Review Summary: Easily one of the best anarcho-punk albums ever recorded, "The Ungovernable Force" is prevented from being a true classic by an obvious debt to Crass.1 of 1 thought this review was well written
Hardcore anarcho-punk band Conflict was formed in 1981 in South London. After releasing an ep on Crass’ Corpus Christi Records in 1982, they released their first full length album “It’s Time To See Who’s Who” in 1983. This album topped the indie charts in the UK and paved the way for several more successful albums.

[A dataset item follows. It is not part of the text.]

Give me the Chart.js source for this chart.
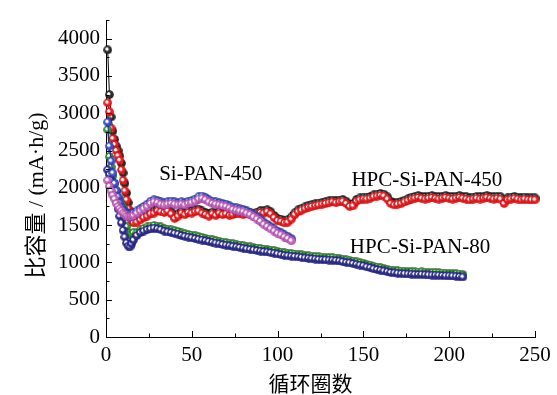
<!DOCTYPE html>
<html>
<head>
<meta charset="utf-8">
<script src="https://cdn.jsdelivr.net/npm/chart.js@4"></script>
<style>
  html, body { margin: 0; padding: 0; background: #fff; }
  canvas { display: block; }
</style>
</head>
<body>
<canvas id="myChart" width="557" height="395"></canvas>
<script>
// cycle numbers (every cycle at first, then every second cycle)
const cyclesLong = [1,2,3,4,5,6,7,8,9,10,11,12,13,14,15,16,
  18,20,22,24,26,28,30,32,34,36, 38,40,42,44,46,48,50,52,54,56,
  58,60,62,64,66,68,70,72,74,76, 78,80,82,84,86,88,90,92,94,96,
  98,100,102,104,106,108,110,112,114,116, 118,120,122,124,126,128,130,132,134,136,
  138,140,142,144,146,148,150,152,154,156, 158,160,162,164,166,168,170,172,174,176,
  178,180,182,184,186,188,190,192,194,196, 198,200,202,204,206,208,210,212,214,216,
  218,220,222,224,226,228,230,232,234,236, 238,240,242,244,246,248,250];
const cyclesMid = [1,2,3,4,5,6,7,8,9,10,11,12,13,14,15,16,
  18,20,22,24,26,28,30,32,34,36, 38,40,42,44,46,48,50,52,54,56,
  58,60,62,64,66,68,70,72,74,76, 78,80,82,84,86,88,90,92,94,96,
  98,100,102,104,106,108,110,112,114,116, 118,120,122,124,126,128,130,132,134,136,
  138,140,142,144,146,148,150,152,154,156, 158,160,162,164,166,168,170,172,174,176,
  178,180,182,184,186,188,190,192,194,196, 198,200,202,204,206,208];
const cyclesShort = [1,2,3,4,5,6,7,8,9,10,11,12,13,14,15,16,
  18,20,22,24,26,28,30,32,34,36, 38,40,42,44,46,48,50,52,54,56,
  58,60,62,64,66,68,70,72,74,76, 78,80,82,84,86,88,90,92,94,96,
  98,100,102,104,106,108];

// HPC-Si-PAN-450 (black / red)
const hpc450Black = [3850,3250,2950,2760,2650,2560,2500,2430,2330,2200,2060,1930,1800,1690,1620,1580,
  1565,1595,1625,1650,1675,1690,1715,1710,1700,1715,
  1680,1630,1650,1685,1670,1695,1690,1705,1715,1690,
  1670,1650,1675,1660,1685,1670,1675,1660,1670,1685,
  1680,1670,1685,1670,1650,1675,1695,1690,1705,1680,
  1630,1590,1580,1565,1570,1610,1665,1705,1725,1745,
  1765,1775,1785,1795,1805,1815,1825,1835,1830,1835,
  1845,1820,1780,1790,1845,1865,1875,1875,1885,1905,
  1915,1925,1915,1880,1820,1800,1805,1815,1835,1855,
  1875,1885,1895,1885,1880,1885,1895,1885,1880,1885,
  1895,1885,1880,1885,1895,1885,1880,1870,1875,1885,
  1880,1885,1895,1885,1880,1885,1880,1820,1865,1875,
  1885,1875,1870,1875,1865,1865,1865];
const hpc450Red = [3140,3020,2800,2660,2580,2500,2430,2370,2240,2100,1960,1840,1720,1620,1560,1530,
  1540,1570,1600,1620,1650,1660,1690,1680,1670,1690,
  1650,1590,1620,1660,1640,1670,1660,1680,1690,1660,
  1640,1620,1650,1630,1660,1640,1650,1630,1640,1660,
  1650,1640,1660,1640,1620,1650,1670,1660,1680,1650,
  1600,1560,1550,1530,1540,1580,1640,1680,1700,1720,
  1740,1750,1760,1770,1780,1790,1800,1810,1800,1810,
  1820,1790,1750,1760,1820,1840,1850,1850,1860,1880,
  1890,1900,1890,1850,1790,1770,1780,1790,1810,1830,
  1850,1860,1870,1860,1850,1860,1870,1860,1850,1860,
  1870,1860,1850,1860,1870,1860,1850,1840,1850,1860,
  1850,1860,1870,1860,1850,1860,1850,1790,1840,1850,
  1860,1850,1840,1850,1840,1840,1840];

// HPC-Si-PAN-80 (green / navy)
const hpc80Green = [2780,2420,2280,2160,2060,1960,1860,1800,1780,1740,1620,1480,1400,1370,1380,1400,
  1395,1435,1455,1475,1485,1495,1485,1475,1455,1445,
  1435,1425,1415,1395,1385,1375,1365,1355,1345,1335,
  1323,1313,1303,1293,1283,1273,1265,1257,1249,1241,
  1233,1223,1215,1208,1201,1193,1185,1178,1173,1165,
  1158,1148,1138,1128,1122,1118,1112,1108,1100,1093,
  1088,1083,1078,1073,1070,1068,1065,1063,1058,1053,
  1043,1033,1028,1018,1008,998,988,973,963,948,
  938,928,918,908,898,893,888,883,880,878,
  876,873,871,873,868,865,863,863,861,858,
  855,853,851,848,843,838];
const hpc80Navy = [2240,2180,2100,2020,1930,1830,1720,1620,1530,1430,1340,1260,1220,1210,1250,1300,
  1360,1400,1420,1440,1450,1460,1450,1440,1420,1410,
  1400,1390,1380,1360,1350,1340,1330,1320,1310,1300,
  1290,1280,1270,1260,1250,1240,1232,1224,1216,1208,
  1200,1190,1182,1175,1168,1160,1152,1145,1140,1132,
  1125,1115,1105,1095,1090,1085,1080,1075,1068,1060,
  1055,1050,1045,1040,1037,1035,1032,1030,1025,1020,
  1010,1000,995,985,975,965,955,940,930,915,
  905,895,885,875,865,860,855,850,848,845,
  843,840,838,840,835,832,830,830,828,825,
  822,820,818,815,810,805];

// Si-PAN-450 (blue / magenta)
const siPanBlue = [2880,2560,2360,2200,2060,1960,1880,1800,1740,1700,1680,1665,1655,1650,1655,1665,
  1690,1720,1750,1780,1820,1840,1830,1810,1800,1810,
  1820,1810,1800,1810,1800,1820,1830,1850,1880,1890,
  1870,1840,1820,1810,1800,1790,1780,1760,1740,1730,
  1720,1710,1690,1670,1640,1610,1580,1540,1510,1480,
  1450,1420,1400,1370,1350,1320];
const siPanMagenta = [2100,2020,1960,1900,1850,1790,1750,1720,1690,1660,1640,1620,1610,1615,1620,1630,
  1660,1690,1720,1750,1790,1810,1800,1780,1770,1780,
  1790,1780,1770,1780,1770,1790,1800,1820,1850,1860,
  1840,1810,1790,1780,1770,1760,1750,1730,1710,1700,
  1690,1680,1660,1640,1610,1580,1550,1510,1480,1450,
  1420,1390,1370,1340,1320,1290];

// text labels placed in data coordinates
const labelText = ['Si-PAN-450', 'HPC-Si-PAN-450', 'HPC-Si-PAN-80'];
const labelX = [61, 187, 183];
const labelY = [2185, 2100, 1200];

const xTitle = '循环圈数';
const yTitle = '比容量 / (mA·h/g)';

function makeBall(base, dark){ // small shaded ball used as the marker
    const c = document.createElement('canvas');
    c.width = 9; c.height = 9;
    const g = c.getContext('2d');
    const grad = g.createRadialGradient(3.4, 3.4, 0.2, 4.5, 4.5, 4.4);
    grad.addColorStop(0, '#ffffff');
    grad.addColorStop(0.25, '#ffffff');
    grad.addColorStop(0.45, base);
    grad.addColorStop(0.8, base);
    grad.addColorStop(1, dark);
    g.fillStyle = grad;
    g.beginPath();
    g.arc(4.5, 4.5, 4.3, 0, Math.PI * 2);
    g.fill();
    return c;
}

function toPoints(xs, ys){
    return xs.map((v, i) => ({x: v, y: ys[i]}));
}

function series(xs, ys, base, dark, order){
    return {
        data: toPoints(xs, ys),
        showLine: true,
        borderColor: dark,
        borderWidth: 1,
        tension: 0,
        pointStyle: makeBall(base, dark),
        pointRadius: 4.5,
        clip: 6,
        order: order
    };
}

const serif = '"Liberation Serif", "Times New Roman", serif';

const extras = {
    id: 'extras',
    afterDraw(chart){
        const ctx = chart.ctx;
        const x = chart.scales.x, y = chart.scales.y;
        ctx.save();
        // inward ticks
        ctx.strokeStyle = '#000';
        ctx.lineWidth = 1;
        x.ticks.forEach(t => {
            const px = Math.round(x.getPixelForValue(t.value)) + 0.5;
            const len = t.value % 50 === 0 ? 6 : 3.5;
            ctx.beginPath(); ctx.moveTo(px, y.bottom); ctx.lineTo(px, y.bottom - len); ctx.stroke();
        });
        y.ticks.forEach(t => {
            const py = Math.round(y.getPixelForValue(t.value)) + 0.5;
            const len = t.value % 500 === 0 ? 6 : 3.5;
            ctx.beginPath(); ctx.moveTo(x.left, py); ctx.lineTo(x.left + len, py); ctx.stroke();
        });
        // series labels
        ctx.fillStyle = '#000';
        ctx.textAlign = 'center';
        ctx.textBaseline = 'middle';
        ctx.font = '21px ' + serif;
        labelText.forEach((s, i) => {
            ctx.fillText(s, x.getPixelForValue(labelX[i]), y.getPixelForValue(labelY[i]));
        });
        // axis titles
        ctx.font = '21px "Noto Sans CJK SC", sans-serif';
        ctx.fillText(xTitle, (x.left + x.right) / 2 - 10, 383);
        ctx.translate(37, (y.top + y.bottom) / 2 + 17);
        ctx.rotate(-Math.PI / 2);
        ctx.font = '22px ' + serif + ', "Noto Sans CJK SC"';
        ctx.fillText(yTitle, 0, 0);
        ctx.restore();
    }
};

const CTX = document.getElementById('myChart').getContext('2d');
const CONFIG = {
    type: 'scatter',
    data: {
        datasets: [
            series(cyclesLong, hpc450Black, '#2a2a2a', '#000000', 5),
            series(cyclesLong, hpc450Red, '#ea1a1f', '#900a0a', 4),
            series(cyclesMid, hpc80Green, '#2f8f2f', '#145214', 3),
            series(cyclesMid, hpc80Navy, '#2d2d8f', '#15154f', 2),
            series(cyclesShort, siPanBlue, '#3a4fc8', '#1a237e', 1),
            series(cyclesShort, siPanMagenta, '#c462bc', '#7d2c7a', 0)
        ]
    },
    options: {
        responsive: false,
        animation: false,
        layout: { padding: { top: 20, right: 22, left: 0, bottom: 0 } },
        plugins: { legend: { display: false }, tooltip: { enabled: false } },
        scales: {
            x: {
                type: 'linear', min: 0, max: 250,
                afterFit(s){ s.height = 58; s.paddingLeft = 0; s.paddingRight = 0; },
                grid: { display: false, drawTicks: false },
                border: { display: true, color: '#000', width: 1 },
                ticks: {
                    stepSize: 25, autoSkip: false, maxRotation: 0, padding: 6, color: '#000',
                    font: { family: serif, size: 21 },
                    callback: v => v % 50 === 0 ? v : ''
                }
            },
            y: {
                type: 'linear', min: 0, max: 4250,
                afterFit(s){ s.width = 106; },
                grid: { display: false, drawTicks: false },
                border: { display: true, color: '#000', width: 1 },
                ticks: {
                    stepSize: 250, autoSkip: false, padding: 6, color: '#000',
                    font: { family: serif, size: 21 },
                    callback: v => v % 500 === 0 ? v : ''
                }
            }
        }
    },
    plugins: [extras]
};
const myChart = new Chart(CTX, CONFIG);
</script>
</body>
</html>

By far, the greatest of these albums is their third release “The Ungovernable Force”. This album remains the most focused, powerful and enduring of all their discography.
By 1985, when the album was recorded, Conflict had evolved beyond the mid-tempo street punk of their debut and gradually incorporated faster tempos, heavier guitar and a greater emphasis on political lyrics. Conflict’s musical growth is apparent within the first three minutes of the album. Instead of opening with a blast of balls out punk rock, The Ungovernable Force opens more subtly, with an eerie series of quotes about the effects of nuclear war, set to a backdrop of static and ambient noises. This soon gives way to one of the most anthemic guitar riffs to be found in punk rock, backed by a female vocalist singing in an epic, choral style. This grandiose intro instantly makes the listener realize that this isn’t your average punk album.

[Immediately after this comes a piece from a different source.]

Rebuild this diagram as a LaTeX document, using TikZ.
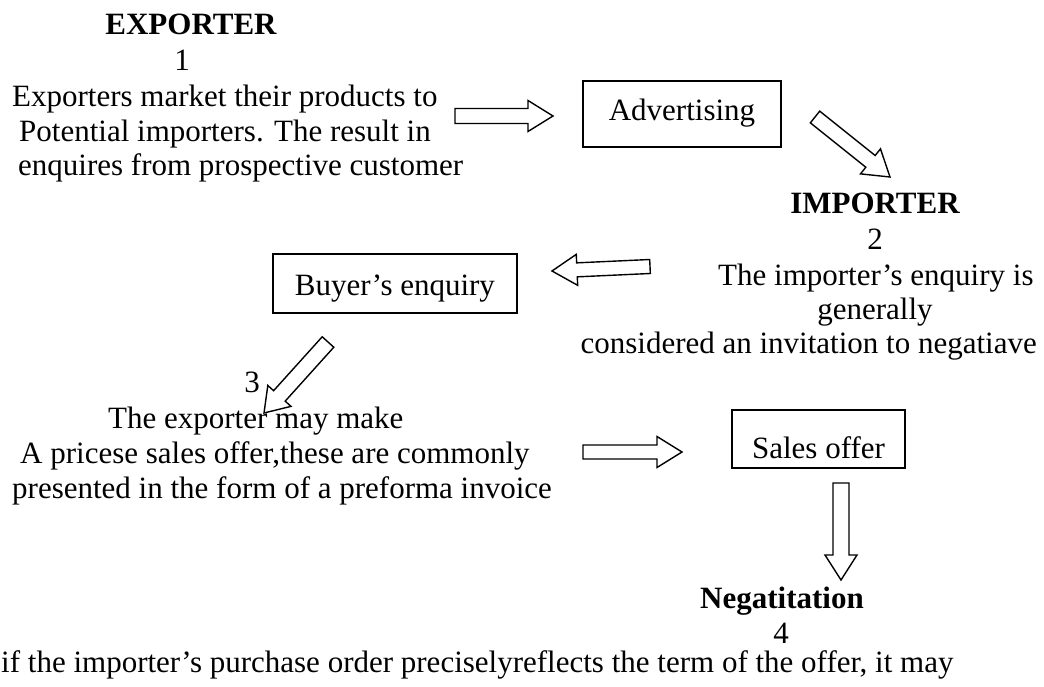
\documentclass[tikz,border=0pt]{standalone}
\usepackage{fontspec}
\setmainfont{Liberation Serif}
\usetikzlibrary{calc}

% hollow block arrow from #1 to #2: shaft half-width #3, head half-width #4, head length #5
\newcommand\fatarrow[5]{%
  \coordinate (fa-c) at ($(#2)!#5!(#1)$);
  \draw[blockarrow] ($(#1)!#3!90:(#2)$) -- ($(fa-c)!#3!90:(#2)$) -- ($(fa-c)!#4!90:(#2)$)
    -- (#2) -- ($(fa-c)!#4!-90:(#2)$) -- ($(fa-c)!#3!-90:(#2)$) -- ($(#1)!#3!-90:(#2)$) -- cycle;}

\tikzset{
  txt/.style={inner sep=0pt, font=\fontsize{31}{35}\selectfont},
  head/.style={txt, font=\fontsize{31}{35}\selectfont\bfseries},
  stagebox/.style={draw, line width=1.5pt, inner sep=0pt, font=\fontsize{31}{35}\selectfont,
                   text height=21pt, text depth=7pt},
  blockarrow/.style={draw, line width=1.4pt, line join=miter},
}

\begin{document}
\begin{tikzpicture}[x=1pt, y=-1pt]
\useasboundingbox (0,0) rectangle (1044,687);

% --- exporter
\node[head, anchor=base] (exp) at (191,35) {EXPORTER};
\node[txt, anchor=base] (n1) at (182,71) {1};
\node[txt, anchor=base west] (e1) at (12,107) {Exporters market their products to};
\node[txt, anchor=base west] (e2) at (19,142) {Potential importers. The result in};
\node[txt, anchor=base west] (e3) at (18,176) {enquires from prospective customer};

\node[stagebox, minimum width=198pt, minimum height=66pt] (adv) at (682,114) {Advertising};

% --- importer
\node[head, anchor=base] (imp) at (875,214) {IMPORTER};
\node[txt, anchor=base] (n2) at (875,249) {2};
\node[txt, anchor=base west] (i1) at (718,285) {The importer’s enquiry is};
\node[txt, anchor=base] (i2) at (875,319) {generally};
\node[txt, anchor=base east] (i3) at (1037,353) {considered an invitation to negatiave};

\node[stagebox, minimum width=244pt, minimum height=59pt, text height=23pt, text depth=0pt]
  (buy) at (395,283.5) {Buyer’s enquiry};

% --- offer
\node[txt, anchor=base] (n3) at (252,392) {3};
\node[txt, anchor=base west] (o1) at (108,428) {The exporter may make};
\node[txt, anchor=base west] (o2) at (20,463) {A pricese sales offer,these are commonly};
\node[txt, anchor=base west] (o3) at (12,498) {presented in the form of a preforma invoice};

\node[stagebox, minimum width=173pt, minimum height=58pt, text height=38pt, text depth=0pt]
  (sal) at (818.5,439) {Sales offer};

% --- negotiation
\node[head, anchor=base] (neg) at (782,608) {Negatitation};
\node[txt, anchor=base] (n4) at (781,643) {4};
\node[txt, anchor=base west] (g1) at (1,672) {if the importer’s purchase order preciselyreflects the term of the offer, it may};

% --- arrow ends
\coordinate (a1s) at (455,116);  \coordinate (a1e) at (553,116);
\coordinate (a2s) at (815,117);  \coordinate (a2e) at (890,177);
\coordinate (a3s) at (650,266.5);\coordinate (a3e) at (552,271);
\coordinate (a4s) at (328,342);  \coordinate (a4e) at (264,413);
\coordinate (a5s) at (583,452);  \coordinate (a5e) at (682,452);
\coordinate (a6s) at (841,483);  \coordinate (a6e) at (841,580);

\fatarrow{a1s}{a1e}{7.5pt}{15.5pt}{25pt}
\fatarrow{a2s}{a2e}{7.5pt}{16pt}{25pt}
\fatarrow{a3s}{a3e}{7pt}{15.5pt}{25pt}
\fatarrow{a4s}{a4e}{7.8pt}{15.6pt}{23pt}
\fatarrow{a5s}{a5e}{7pt}{15.5pt}{25pt}
\fatarrow{a6s}{a6e}{8pt}{16pt}{25pt}
\end{tikzpicture}
\end{document}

The intro almost immediately goes into the first real track of the album: “The Ungovernable Farce”. This ferocious hardcore piece is what sets the real tone of the album, with the fiercely anarchist lyrics, powerful hardcore beats and snarled vocals. The rest of the album mostly follows the same system, even though the few songs which break this formula are among the best on this album. Among these songs is “Custom Rock”, which is actually quite melodic and easily is the most “poppy” song on the album. Ironically this song is about the commercialization of punk rock, a theme found in several songs on this album. Another standout is “Force Or Service” which, though it seems like a throwback to the street punk days of Conflict’s debut, is a fun, enjoyable number which is a welcome break from the pessimistic hardcore of the rest of the album.
Lyrically the album runs the gamut of standard punk rock lyrics, with police brutality, environmental concerns, and the commercialization of the punk scene at the forefront. While this may seem rather cliche, the lyrics are done better than most other bands which lends more credibility to the issues that Conflict is espousing. The lyrics are generally sung so fast as to be incomprehensible, which is why songs are interspersed with spoken word sections which outline more clearly what the band is trying to say. This seems distracting at first, but the listener should remember that for most anarcho bands, the music is secondary to the message.
The albums only real flaw is an obvious and self-admitted debt to Crass. In fact there is even a song titled C.R.A.S.S. which is entirely about the effect Crass had on the punk scene. This influence extends to the lyrical themes and even the lyrical style. While this may not seem like an obvious flaw, this lack of real originality, at least as far as lyrics, is the only thing that keeps this album from being a true classic.